* DATA EXCERPT
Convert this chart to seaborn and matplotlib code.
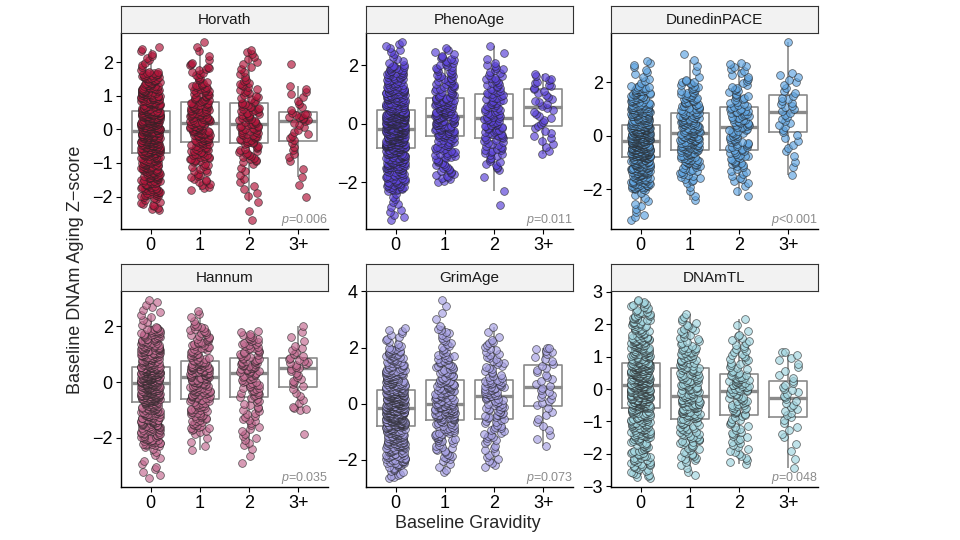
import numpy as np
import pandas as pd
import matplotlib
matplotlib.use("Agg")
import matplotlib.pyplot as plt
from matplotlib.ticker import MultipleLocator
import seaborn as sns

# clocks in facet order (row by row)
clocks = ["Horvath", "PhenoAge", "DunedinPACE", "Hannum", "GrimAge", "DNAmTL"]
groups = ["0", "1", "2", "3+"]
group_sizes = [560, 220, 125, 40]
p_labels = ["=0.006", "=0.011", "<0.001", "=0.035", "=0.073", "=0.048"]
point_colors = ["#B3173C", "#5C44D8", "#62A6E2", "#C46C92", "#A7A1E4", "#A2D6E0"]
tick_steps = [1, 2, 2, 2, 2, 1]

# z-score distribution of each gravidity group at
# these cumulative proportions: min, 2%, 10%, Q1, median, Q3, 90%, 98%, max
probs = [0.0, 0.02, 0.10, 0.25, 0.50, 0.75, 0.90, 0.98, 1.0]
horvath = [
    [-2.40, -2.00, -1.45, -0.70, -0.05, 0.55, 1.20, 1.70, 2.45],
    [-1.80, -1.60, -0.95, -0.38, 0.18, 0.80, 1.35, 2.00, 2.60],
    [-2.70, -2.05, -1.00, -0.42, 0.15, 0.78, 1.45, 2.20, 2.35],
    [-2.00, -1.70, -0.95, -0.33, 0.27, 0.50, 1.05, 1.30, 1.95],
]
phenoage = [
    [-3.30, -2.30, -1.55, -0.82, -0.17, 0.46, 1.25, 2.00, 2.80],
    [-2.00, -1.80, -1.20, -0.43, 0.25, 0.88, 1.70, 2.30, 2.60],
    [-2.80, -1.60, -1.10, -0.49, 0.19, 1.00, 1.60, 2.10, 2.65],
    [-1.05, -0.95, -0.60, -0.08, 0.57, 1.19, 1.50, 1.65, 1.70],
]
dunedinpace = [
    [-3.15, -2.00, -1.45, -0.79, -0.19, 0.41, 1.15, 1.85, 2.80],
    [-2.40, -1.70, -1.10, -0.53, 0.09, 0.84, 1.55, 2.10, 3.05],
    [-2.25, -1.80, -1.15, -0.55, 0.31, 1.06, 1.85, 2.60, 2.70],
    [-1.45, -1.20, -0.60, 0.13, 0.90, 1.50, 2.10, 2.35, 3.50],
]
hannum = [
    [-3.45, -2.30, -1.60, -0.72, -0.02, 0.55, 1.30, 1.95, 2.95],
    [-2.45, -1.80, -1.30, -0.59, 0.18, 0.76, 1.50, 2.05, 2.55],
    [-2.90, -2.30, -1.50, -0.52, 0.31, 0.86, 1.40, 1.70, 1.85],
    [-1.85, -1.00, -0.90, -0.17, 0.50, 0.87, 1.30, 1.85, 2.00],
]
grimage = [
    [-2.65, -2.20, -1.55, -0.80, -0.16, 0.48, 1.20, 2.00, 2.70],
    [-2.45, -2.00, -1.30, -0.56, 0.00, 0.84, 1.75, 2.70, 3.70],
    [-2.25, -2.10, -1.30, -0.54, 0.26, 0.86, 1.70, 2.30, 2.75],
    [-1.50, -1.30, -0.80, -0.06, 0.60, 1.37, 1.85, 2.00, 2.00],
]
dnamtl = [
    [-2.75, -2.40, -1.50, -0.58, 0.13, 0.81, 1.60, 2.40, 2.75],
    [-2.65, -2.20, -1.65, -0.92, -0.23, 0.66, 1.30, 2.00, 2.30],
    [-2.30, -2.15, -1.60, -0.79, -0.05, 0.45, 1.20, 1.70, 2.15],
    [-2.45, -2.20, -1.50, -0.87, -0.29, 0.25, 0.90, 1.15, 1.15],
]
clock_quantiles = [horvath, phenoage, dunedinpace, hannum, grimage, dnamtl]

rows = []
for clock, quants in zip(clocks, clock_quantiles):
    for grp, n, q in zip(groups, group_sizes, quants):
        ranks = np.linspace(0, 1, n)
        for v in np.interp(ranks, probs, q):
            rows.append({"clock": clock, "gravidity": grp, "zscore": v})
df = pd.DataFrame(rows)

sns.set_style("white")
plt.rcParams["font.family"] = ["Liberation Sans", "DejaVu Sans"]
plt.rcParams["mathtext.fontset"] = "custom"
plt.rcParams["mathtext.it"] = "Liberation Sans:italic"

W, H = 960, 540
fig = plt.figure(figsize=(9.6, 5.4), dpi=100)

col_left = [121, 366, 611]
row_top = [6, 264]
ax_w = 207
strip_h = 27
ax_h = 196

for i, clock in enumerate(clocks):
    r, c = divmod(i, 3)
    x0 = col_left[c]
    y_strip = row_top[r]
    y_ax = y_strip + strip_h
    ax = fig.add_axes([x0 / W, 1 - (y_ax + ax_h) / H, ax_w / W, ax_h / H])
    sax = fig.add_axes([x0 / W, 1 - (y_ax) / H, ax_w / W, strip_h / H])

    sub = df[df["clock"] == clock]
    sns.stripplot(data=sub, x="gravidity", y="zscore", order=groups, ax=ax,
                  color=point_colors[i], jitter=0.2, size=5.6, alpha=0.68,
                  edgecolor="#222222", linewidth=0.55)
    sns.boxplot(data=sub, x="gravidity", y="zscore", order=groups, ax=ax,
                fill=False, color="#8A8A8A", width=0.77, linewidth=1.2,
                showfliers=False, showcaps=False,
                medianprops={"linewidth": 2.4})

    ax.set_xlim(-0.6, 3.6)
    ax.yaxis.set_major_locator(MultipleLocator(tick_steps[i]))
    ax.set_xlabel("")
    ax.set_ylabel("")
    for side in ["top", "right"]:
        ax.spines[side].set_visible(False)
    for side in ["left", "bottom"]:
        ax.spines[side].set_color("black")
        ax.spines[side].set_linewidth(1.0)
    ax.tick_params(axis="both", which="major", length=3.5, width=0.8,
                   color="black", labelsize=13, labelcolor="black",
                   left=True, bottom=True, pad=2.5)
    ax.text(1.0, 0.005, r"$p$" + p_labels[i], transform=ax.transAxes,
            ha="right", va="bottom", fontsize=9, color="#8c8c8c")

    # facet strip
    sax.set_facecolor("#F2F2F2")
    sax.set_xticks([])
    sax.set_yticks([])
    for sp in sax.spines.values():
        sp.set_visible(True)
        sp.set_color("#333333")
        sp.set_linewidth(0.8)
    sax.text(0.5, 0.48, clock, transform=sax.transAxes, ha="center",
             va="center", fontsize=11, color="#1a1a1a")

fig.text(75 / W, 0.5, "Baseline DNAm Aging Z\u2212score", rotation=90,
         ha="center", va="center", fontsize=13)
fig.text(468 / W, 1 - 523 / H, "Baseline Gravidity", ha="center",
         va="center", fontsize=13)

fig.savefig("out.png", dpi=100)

* TASK GOAL
Each line from the top of the material through the line containing "tick_steps = [1, 2, 2, 2, 2, 1]" should be reproduced exactly; please drop any images.

* TASK RESULT
Convert this chart to seaborn and matplotlib code.
import numpy as np
import pandas as pd
import matplotlib
matplotlib.use("Agg")
import matplotlib.pyplot as plt
from matplotlib.ticker import MultipleLocator
import seaborn as sns

# clocks in facet order (row by row)
clocks = ["Horvath", "PhenoAge", "DunedinPACE", "Hannum", "GrimAge", "DNAmTL"]
groups = ["0", "1", "2", "3+"]
group_sizes = [560, 220, 125, 40]
p_labels = ["=0.006", "=0.011", "<0.001", "=0.035", "=0.073", "=0.048"]
point_colors = ["#B3173C", "#5C44D8", "#62A6E2", "#C46C92", "#A7A1E4", "#A2D6E0"]
tick_steps = [1, 2, 2, 2, 2, 1]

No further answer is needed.